Bloodbath as 35 killed and 95 injured in four US mass shootings

A total of 35 people have been killed while at least 95 others have been injured in mass shootings in three different states within 24 hours, US media reported on Sunday.

The latest two of the mass shootings took place in Illinois in the city of Chicago, where five people died and at least 42 were injured in the attacks at 1.20 am and 3.40 am local time on Sunday.

According to a report by the CBS News on Sunday, both of the shootings occurred in the West Side’s Lawndale neighborhood with the latest one being at a block party at 18th and Keeler Avenue.

Unknown suspects fired shots into a large group of people, the report quoted local police as saying.

Another shooting took place in Douglas Park at Roosevelt Road and Francisco Avenue, where victims were standing as the assailant in black Camaro pulled up and started shooting, according to police.

Nearly 15 minutes earlier, 10 people were killed and 27 more were injured as a shooter attacked a crowd outside the Ned Peppers Bar in Dayton, Ohio.

The suspect, identified by authorities as a 24-year-old white male named Connor Betts, was shot and killed by police about a minute after the attack began at 1.05 am on Sunday.

Betts was wearing body armor and carried ammunition magazines for the 223-caliber rifle used in the shooting, Dayton authorities told NBC News.

The deadliest attack of the day took place a few minutes before 11 am local time on Saturday, in a shopping center in El Paso, Texas.

At least 20 people were killed while 26 more were wounded in a shooting that targeted shoppers at the Walmart store in the majority-Hispanic border city, the New York Times (NYT) cited Governor Greg Abbott of Texas as saying.

The suspect who fired an A.K.-47-style rifle into the crowded Walmart store had surrendered to the police following the attack and is now in custody.

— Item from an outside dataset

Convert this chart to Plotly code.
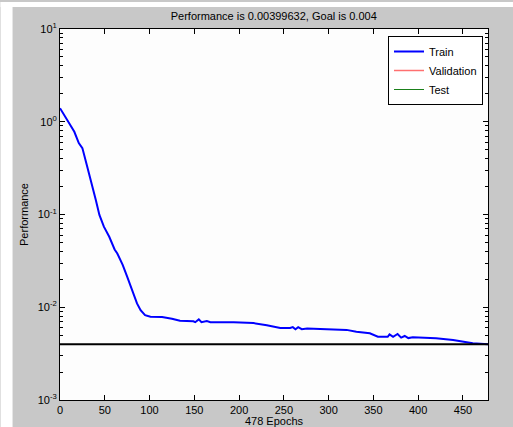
import plotly.graph_objects as go

epochs = [0, 10, 16, 21, 25, 30, 36, 40, 44, 49, 55, 61, 64, 70, 75, 81, 86, 90, 95, 101,
          114, 125, 134, 149, 151, 155, 158, 164, 168, 194, 216, 231, 246, 257, 260, 263,
          266, 270, 276, 298, 320, 331, 346, 355, 366, 368, 372, 377, 381, 385, 389, 394,
          420, 439, 452, 461, 478]
train_perf = [1.40, 0.96, 0.78, 0.59, 0.52, 0.34, 0.208, 0.143, 0.099, 0.074, 0.0575, 0.042,
              0.038, 0.0286, 0.0214, 0.0147, 0.011, 0.0093, 0.0082, 0.0079,
              0.00785, 0.0075, 0.00716, 0.00705, 0.0069, 0.0074, 0.0069, 0.0071, 0.0069,
              0.0069, 0.00675, 0.00638, 0.00597, 0.00597, 0.0061, 0.0058,
              0.0061, 0.0058, 0.0059, 0.00578, 0.0057, 0.00544, 0.00524, 0.00481, 0.00481,
              0.0051, 0.0048, 0.00515, 0.0047, 0.0049, 0.00465, 0.00474,
              0.00462, 0.00444, 0.00426, 0.0041, 0.004]
goal = 0.004
goal_x = [0, 478]
x_ticks = [0, 50, 100, 150, 200, 250, 300, 350, 400, 450]
y_ticks = [0.001, 0.01, 0.1, 1, 10]
y_ticktext = ["10<sup>-3</sup>", "10<sup>-2</sup>", "10<sup>-1</sup>",
              "10<sup>0</sup>", "10<sup>1</sup>"]
y_minor = [m * d for d in [0.001, 0.01, 0.1, 1] for m in range(2, 10)]
title_text = "Performance is 0.00399632, Goal is 0.004"

FONT = "Liberation Sans, Arial, sans-serif"

fig = go.Figure()
fig.add_trace(go.Scatter(x=epochs, y=train_perf, mode="lines", name="Train",
                         line=dict(color="#0000ff", width=2)))
fig.add_trace(go.Scatter(x=[None], y=[None], mode="lines", name="Validation",
                         line=dict(color="#ff7070", width=1.5)))
fig.add_trace(go.Scatter(x=[None], y=[None], mode="lines", name="Test",
                         line=dict(color="#1a801a", width=1)))
fig.add_trace(go.Scatter(x=goal_x, y=[goal, goal], mode="lines", showlegend=False,
                         line=dict(color="#000000", width=2)))

W, H = 513, 427
L, R, T, B = 59.5, 25, 29, 27
pw = W - L - R
ph = H - T - B

fig.update_layout(
    width=W, height=H,
    margin=dict(l=L, r=R, t=T, b=B, pad=0, autoexpand=False),
    paper_bgcolor="#c8c8c8",
    plot_bgcolor="#fdfdfd",
    font=dict(family=FONT, size=11, color="#000000"),
    title=dict(text=title_text, x=(L + pw / 2) / W, xanchor="center",
               y=1 - 16 / H, yanchor="middle", font=dict(size=11)),
    showlegend=True,
    legend=dict(x=(483 - L) / pw, xanchor="right", y=(400 - 36) / ph, yanchor="top",
                bgcolor="#ffffff", bordercolor="#000000", borderwidth=1,
                font=dict(size=11), tracegroupgap=0),
    xaxis=dict(range=[0, 478], tickvals=x_ticks, ticks="inside", ticklen=5,
               showgrid=False, zeroline=False, showline=True, linecolor="#000000",
               linewidth=1, mirror="allticks", tickcolor="#000000", automargin=False,
               title=dict(text="478 Epochs", standoff=3, font=dict(size=11))),
    yaxis=dict(type="log", range=[-3, 1], tickmode="array", tickvals=y_ticks,
               ticktext=y_ticktext, ticks="inside", ticklen=5, showgrid=False,
               zeroline=False, showline=True, linecolor="#000000", linewidth=1,
               mirror="allticks", tickcolor="#000000", automargin=False,
               minor=dict(tickmode="array", tickvals=y_minor, ticks="inside", ticklen=3,
                          tickcolor="#000000", showgrid=False),
               title=dict(text="Performance", standoff=6, font=dict(size=11))),
    shapes=[
        dict(type="rect", xref="paper", yref="paper",
             x0=-L / pw, x1=(12 - L) / pw, y0=-B / ph, y1=(H - T) / ph,
             fillcolor="#ffffff", line=dict(width=0), layer="below"),
        dict(type="rect", xref="paper", yref="paper",
             x0=-L / pw, x1=(W - L) / pw, y0=(H - T - 5) / ph, y1=(H - T) / ph,
             fillcolor="#ffffff", line=dict(width=0), layer="below"),
    ],
)

fig.write_html(
    "out.html",
    config={"displayModeBar": False},
    post_script="document.body.style.margin='0';document.body.style.overflow='hidden';",
)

The officials identified the white male in his 20s as Patrick Crusius from Allen, Texas.

Emmerson Buie Jr, the special agent in charge told the NYT that the FBI had not determined whether the shooting was a hate crime, another federal crime or an act of domestic terrorism.

An anti-immigrant manifesto, which was posted online shortly before the El Paso shooting, is reportedly being examined by law enforcement officials in order to determine whether it was written by the gunman.

Provided that officials decide that the manifesto is linked to the shooting, it could make the killings a federal hate crime or an act of domestic terrorism because of the racially extremist views that it includes, the NYT reported.

“Hispanics will take control of the local and state government of my beloved Texas, changing policy to better suit their needs,” the manifesto said.

Voicing support for Brenton Tarrant, a 28-year-old Australian supremacist who killed 51 people in Christchurch, New Zealand on March 15, the manifesto elaborated on fears that Hispanic people will gain power in the US.

It further discussed specific details about elements of the attack, including weapons.

As thousands of Central American families have reportedly flooded El Paso and surrounding areas, the city has been in the national spotlight for months.

Being a dominantly Hispanic-populated city of 682,000, El Paso has long had a binational feel due to its proximity and ties to its sister city in Mexico, Ciudad Juárez.